= The Lion Queens of India =

US television mini-series

The Lion Queens of India is a 2015, four-part, documentary mini-series aired on the US television channel Animal Planet. The documentary tells the story of a group of women foresters who do animal rescue in Gir National Park.

In 2007 Guajarat became the first Indian state to employ women in its forest department, with a 33% quota. Although the initial idea was to place women in clerical and office roles, the women wanted to work in the field. In 2016 there were 46 women on the rescue team.

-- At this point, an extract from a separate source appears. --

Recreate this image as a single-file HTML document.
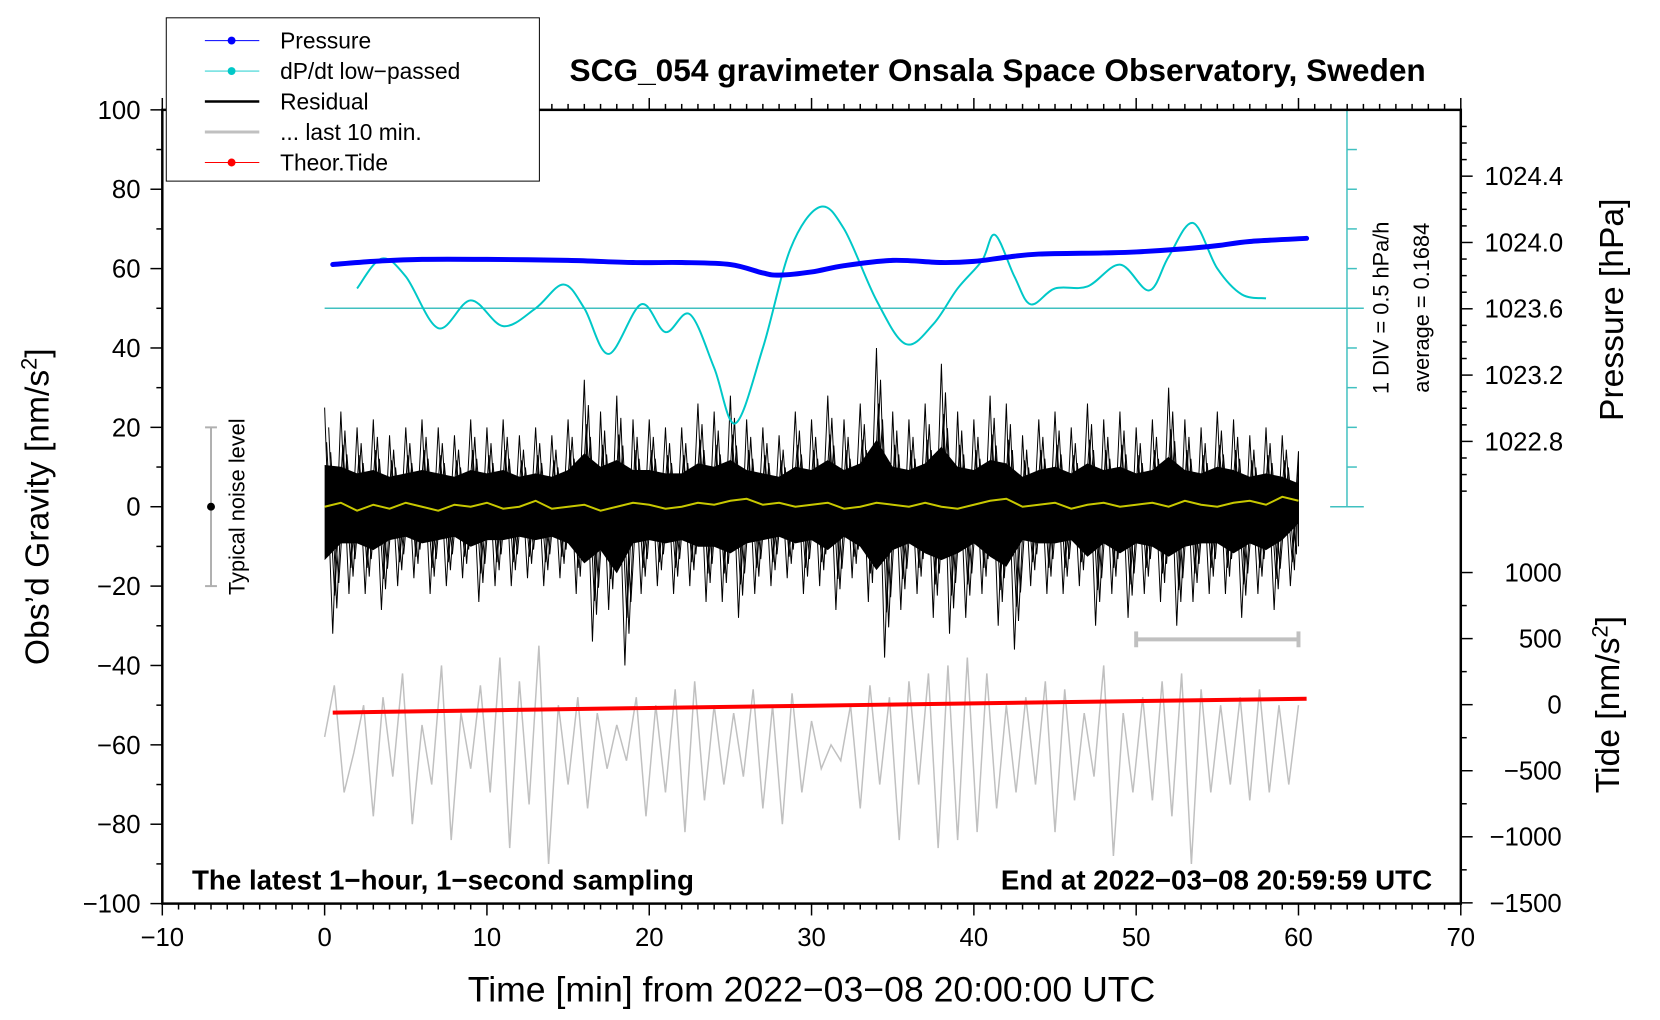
<!DOCTYPE html>
<html><head><meta charset="utf-8"><style>
html,body{margin:0;padding:0;background:#fff}
svg{display:block;font-family:"Liberation Sans",Arial,sans-serif}
</style></head><body>
<svg id="chart" width="1660" height="1020" viewBox="0 0 1660 1020" xmlns="http://www.w3.org/2000/svg">
<rect width="1660" height="1020" fill="#fff"/>
<g transform="scale(0.9897)">
<g id="marks"></g>
<g id="axes"></g>
</g>
</svg>
<script>
const pressT=[0.5,3,6,10,15,19,22,25,27,28,30,32,35,38,40,42,44,48,50,53,55,57,60.5];
const pressV=[1023.867,1023.886,1023.898,1023.898,1023.892,1023.879,1023.879,1023.867,1023.816,1023.803,1023.822,1023.860,1023.892,1023.879,1023.886,1023.911,1023.930,1023.937,1023.943,1023.962,1023.981,1024.006,1024.025];
const dpdtT=[2,3.5,5,7,9,11,13,14.7,16,17.5,19.5,21,22.5,24,25.3,27,28.7,30.5,32,34,35.8,37.5,39,40.5,41.3,42.5,43.5,45,47,49,50.8,52,53.5,55,56.5,58];
const dpdtV=[0.4184,0.7934,0.5684,-0.0816,0.2684,-0.0566,0.1684,0.4684,0.1684,-0.4066,0.2184,-0.1316,0.0934,-0.5816,-1.2816,-0.3316,0.9184,1.4434,1.1684,0.2684,-0.2816,-0.0316,0.4184,0.7684,1.0934,0.5684,0.2184,0.4184,0.4434,0.7184,0.3934,0.8184,1.2434,0.6684,0.3434,0.2934];
const dpdtAvg=0.1684;
const resHi=[25,24,20,22,18,20,22,20,18,22,20,22,18,20,18,22,32,24,28,22,22,20,20,26,24,28,22,20,18,24,22,28,22,26,40,24,22,26,36,24,22,28,26,18,22,24,20,26,22,24,20,22,30,22,20,24,22,18,20,18,14];
const resLo=[-32,-22,-22,-26,-20,-18,-22,-20,-18,-24,-20,-20,-18,-20,-18,-22,-34,-26,-40,-22,-20,-22,-20,-24,-24,-28,-22,-20,-18,-22,-20,-26,-18,-24,-38,-26,-22,-28,-32,-28,-22,-30,-36,-20,-22,-22,-20,-30,-22,-28,-22,-24,-30,-24,-22,-22,-28,-22,-26,-20,-10];
const yellowV=[0,1,-1,0.5,-0.5,1,0,-1,0.5,0,1,-0.5,0,1.5,-0.5,0,0.5,-1,0,1,0.5,-0.5,0,1,0.5,1.5,2,0.5,1,0,0.5,1,-0.5,0,1,0.5,0,1,0,-0.5,0.5,1.5,2,0,0.5,1,-0.5,0.5,1,0,0.5,1,0,1.5,0.5,0,1,1.5,0.5,2.5,1.5];
const gray=[-58,-45,-72,-62,-50,-78,-48,-68,-42,-80,-55,-70,-40,-84,-52,-66,-45,-72,-38,-86,-44,-75,-35,-90,-50,-70,-48,-76,-52,-66,-55,-64,-48,-78,-50,-72,-46,-82,-44,-74,-50,-70,-52,-68,-46,-76,-50,-80,-47,-72,-54,-66,-60,-64,-50,-76,-45,-70,-48,-84,-44,-70,-42,-86,-40,-84,-38,-82,-42,-76,-50,-72,-48,-70,-44,-82,-46,-74,-52,-68,-40,-88,-52,-72,-48,-74,-44,-78,-42,-90,-46,-72,-50,-70,-48,-74,-46,-72,-50,-70,-50];
const tideT=[0.5,10,20,30,40,50,60.5];
const tideV=[-60,-43,-25,-8,10,27,45];
const xTicks=[-10,0,10,20,30,40,50,60,70];
const yTicks=[100,80,60,40,20,0,-20,-40,-60,-80,-100];
const pTicks=["1024.4","1024.0","1023.6","1023.2","1022.8"];
const tTicks=[1000,500,0,-500,-1000,-1500];

const NS="http://www.w3.org/2000/svg";
const X=t=>164+(t+10)*16.4;
const Yg=g=>512-g*4.01;
const Yp=p=>245-(p-1024)*167.5;
const Yt=v=>712-v*0.1335;
const Yd=v=>Yg(50+(v-dpdtAvg)/0.05);
const marks=document.getElementById('marks');
const axes=document.getElementById('axes');
function el(tag,attrs,parent,text){const e=document.createElementNS(NS,tag);for(const k in attrs)e.setAttribute(k,attrs[k]);if(text!==undefined)e.textContent=text;(parent||marks).appendChild(e);return e;}
function smooth(pts){let d=`M${pts[0][0]},${pts[0][1]}`;for(let i=0;i<pts.length-1;i++){const p0=pts[Math.max(0,i-1)],p1=pts[i],p2=pts[i+1],p3=pts[Math.min(pts.length-1,i+2)];d+=` C${p1[0]+(p2[0]-p0[0])/6},${p1[1]+(p2[1]-p0[1])/6} ${p2[0]-(p3[0]-p1[0])/6},${p2[1]-(p3[1]-p1[1])/6} ${p2[0]},${p2[1]}`;}return d;}

// gray last 10 min
let gp=gray.map((v,i)=>`${X(i*0.6).toFixed(1)},${Yg(v).toFixed(1)}`).join(' ');
let e=el('polyline',{points:gp,fill:'none',stroke:'#c0c0c0','stroke-width':1.5});



// residual
let core=[];resHi.forEach((v,i)=>core.push(`${X(i)},${Yg(v*0.42)}`));for(let i=resLo.length-1;i>=0;i--)core.push(`${X(i)},${Yg(resLo[i]*0.42)}`);
e=el('polygon',{points:core.join(' '),fill:'#000'});


const fr=[[0,0.5,1,1],[0.25,0.75,0.8,0.8],[0.12,0.62,0.65,0.7],[0.37,0.87,0.55,0.6]];
fr.forEach((f,k)=>{let pts=[];resHi.forEach((v,i)=>{const a=Math.min(60,i+f[0]),b=Math.min(60,i+f[1]);pts.push(`${X(a).toFixed(1)},${Yg(v*f[2]).toFixed(1)}`);pts.push(`${X(b).toFixed(1)},${Yg(resLo[i]*f[3]).toFixed(1)}`);});
const l=el('polyline',{points:pts.join(' '),fill:'none',stroke:'#000','stroke-width':1});

});
// yellow
e=el('polyline',{points:yellowV.map((v,i)=>`${X(i)},${Yg(v)}`).join(' '),fill:'none',stroke:'#c8c800','stroke-width':2});


// tide
e=el('polyline',{points:tideT.map((t,i)=>`${X(t)},${Yt(tideV[i])}`).join(' '),fill:'none',stroke:'#ff0000','stroke-width':4});


// dpdt zero line & curve
e=el('line',{x1:X(0),x2:1378,y1:Yd(dpdtAvg),y2:Yd(dpdtAvg),stroke:'#40c0c0','stroke-width':1.5});


e=el('path',{d:smooth(dpdtT.map((t,i)=>[X(t),Yd(dpdtV[i])])),fill:'none',stroke:'#00c8c8','stroke-width':2});


// pressure
e=el('path',{d:smooth(pressT.map((t,i)=>[X(t),Yp(pressV[i])])),fill:'none',stroke:'#0000ff','stroke-width':5,'stroke-linecap':'round'});



// cyan scale bar
e=el('g',{stroke:'#40c0c0','stroke-width':1.5},axes);


el('line',{x1:1361,x2:1361,y1:111,y2:512},e);
el('line',{x1:1344,x2:1378,y1:512,y2:512},e);
el('line',{x1:1344,x2:1378,y1:111,y2:111},e);
for(let k=1;k<10;k++)el('line',{x1:1361,x2:1371,y1:512-k*40.1,y2:512-k*40.1},e);
// gray scale bar
e=el('g',{stroke:'#c0c0c0','stroke-width':4},axes);


el('line',{x1:X(50),x2:X(60),y1:646,y2:646},e);el('line',{x1:X(50),x2:X(50),y1:638,y2:654},e);el('line',{x1:X(60),x2:X(60),y1:638,y2:654},e);
// noise bar
e=el('g',{stroke:'#b0b0b0','stroke-width':2},axes);


el('line',{x1:X(-7),x2:X(-7),y1:Yg(20),y2:Yg(-20)},e);el('line',{x1:X(-7)-6,x2:X(-7)+6,y1:Yg(20),y2:Yg(20)},e);el('line',{x1:X(-7)-6,x2:X(-7)+6,y1:Yg(-20),y2:Yg(-20)},e);
el('circle',{cx:X(-7),cy:Yg(0),r:4,fill:'#000',stroke:'none'},e);

// frame
e=el('rect',{x:164,y:111,width:1312,height:802,fill:'none',stroke:'#000','stroke-width':2.5},axes);


const tk=el('g',{stroke:'#000','stroke-width':1.5},axes);
for(let t=-10;t<=70;t++){const maj=t%10===0;el('line',{x1:X(t),x2:X(t),y1:913,y2:913+(maj?12:6)},tk);el('line',{x1:X(t),x2:X(t),y1:111,y2:111-(maj?12:6)},tk);}
for(let g=-100;g<=100;g+=10){const maj=g%20===0;el('line',{x1:164,x2:164-(maj?12:6),y1:Yg(g),y2:Yg(g)},tk);}
for(let p=1022.4;p<=1024.7;p+=0.1){const y=Yp(p);if(y<111||y>513)continue;const maj=Math.abs(Math.round(p*10)%4)===0;el('line',{x1:1476,x2:1476+(maj?12:6),y1:y,y2:y},tk);}
for(let v=-1500;v<=1100;v+=250){const y=Yt(v);if(y>913||y<560)continue;const maj=v%500===0;el('line',{x1:1476,x2:1476+(maj?12:6),y1:y,y2:y},tk);}
const T=(x,y,s,txt,opt={})=>{const a=Object.assign({x:x,y:y,'font-size':s,fill:'#000'},opt);return el('text',a,axes,txt);};
xTicks.forEach(t=>{const l=T(X(t),956,26,String(t).replace('-','\u2212'),{'text-anchor':'middle'});});
yTicks.forEach(g=>{const l=T(142,Yg(g)+9,26,String(g).replace('-','\u2212'),{'text-anchor':'end'});});
pTicks.forEach(p=>{const l=T(1500,Yp(+p)+9,26,p);});
tTicks.forEach(v=>{const l=T(1578,Yt(v)+9,26,String(v).replace('-','\u2212'),{'text-anchor':'end'});});
let t=T(820,1012,36,'Time [min] from 2022\u221203\u221208 20:00:00 UTC',{'text-anchor':'middle'});
t=T(0,0,34,'',{'text-anchor':'middle',transform:'translate(49,512) rotate(-90)'});t.innerHTML='Obs\u2019d Gravity [nm/s<tspan dy="-12" font-size="22">2</tspan><tspan dy="12">]</tspan>';
t=T(0,0,34,'Pressure [hPa]',{'text-anchor':'middle',transform:'translate(1640,313) rotate(-90)'});
t=T(0,0,34,'',{'text-anchor':'middle',transform:'translate(1636,712) rotate(-90)'});t.innerHTML='Tide [nm/s<tspan dy="-12" font-size="22">2</tspan><tspan dy="12">]</tspan>';
t=T(1008,82,32,'SCG_054 gravimeter Onsala Space Observatory, Sweden',{'text-anchor':'middle','font-weight':'bold'});
t=T(194,899,28,'The latest 1\u2212hour, 1\u2212second sampling',{'font-weight':'bold'});
t=T(1447,899,28,'End at 2022\u221203\u221208 20:59:59 UTC',{'font-weight':'bold','text-anchor':'end'});
t=T(0,0,22,'1 DIV = 0.5 hPa/h',{'text-anchor':'middle',transform:'translate(1403,311) rotate(-90)'});
t=T(0,0,22,'average = 0.1684',{'text-anchor':'middle',transform:'translate(1444,311) rotate(-90)'});
t=T(0,0,22,'Typical noise level',{'text-anchor':'middle',transform:'translate(247,512) rotate(-90)'});

// legend
const lg=el('g',{},axes);


el('rect',{x:168,y:18,width:377,height:165,fill:'#fff',stroke:'#000','stroke-width':1},lg);
const legNames=['Pressure','dP/dt low\u2212passed','Residual','... last 10 min.','Theor.Tide'];
const legCols=['#0000ff','#00c8c8','#000','#c0c0c0','#ff0000'];
const legW=[1,1,2.5,3,1];
const legDot=[true,true,false,false,true];
legNames.forEach((n,i)=>{const y=41+i*30.8;const g=el('g',{},lg);


el('line',{x1:207,x2:262,y1:y,y2:y,stroke:legCols[i],'stroke-width':legW[i]},g);
if(legDot[i])el('circle',{cx:234,cy:y,r:4,fill:legCols[i]},g);
el('text',{x:283,y:y+8,'font-size':23,fill:'#000'},g,n);});
</script>
</body></html>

They manage over 100 species and over 1,000 crocodiles, and conduct about two rescues a day. They are the only all-woman team that manages big cat wildlife anywhere in the world. They must also pursue and catch poachers.

== Cast ==
Rashilaben Vadher

Kiran Pithiya

Darshanaben (Darshana) Kagada

== Episodes ==
Episode 1: Rashilaben Vadher captures a lion cub and brings it back to the center for treatment. Kiran Pithiya and her team rescue a leopard from a farmer's house.

Episode 2: Rashilaben Vadher and her team capture an injured lioness and her 3 cubs. Kiran Pithiya and Darshanaben Kagada track a lion.

Episode 3: The foresters work to capture one of the world's most venomous snakes.

Episode 4: An injured lioness is darted and treated before her injury turns deadly.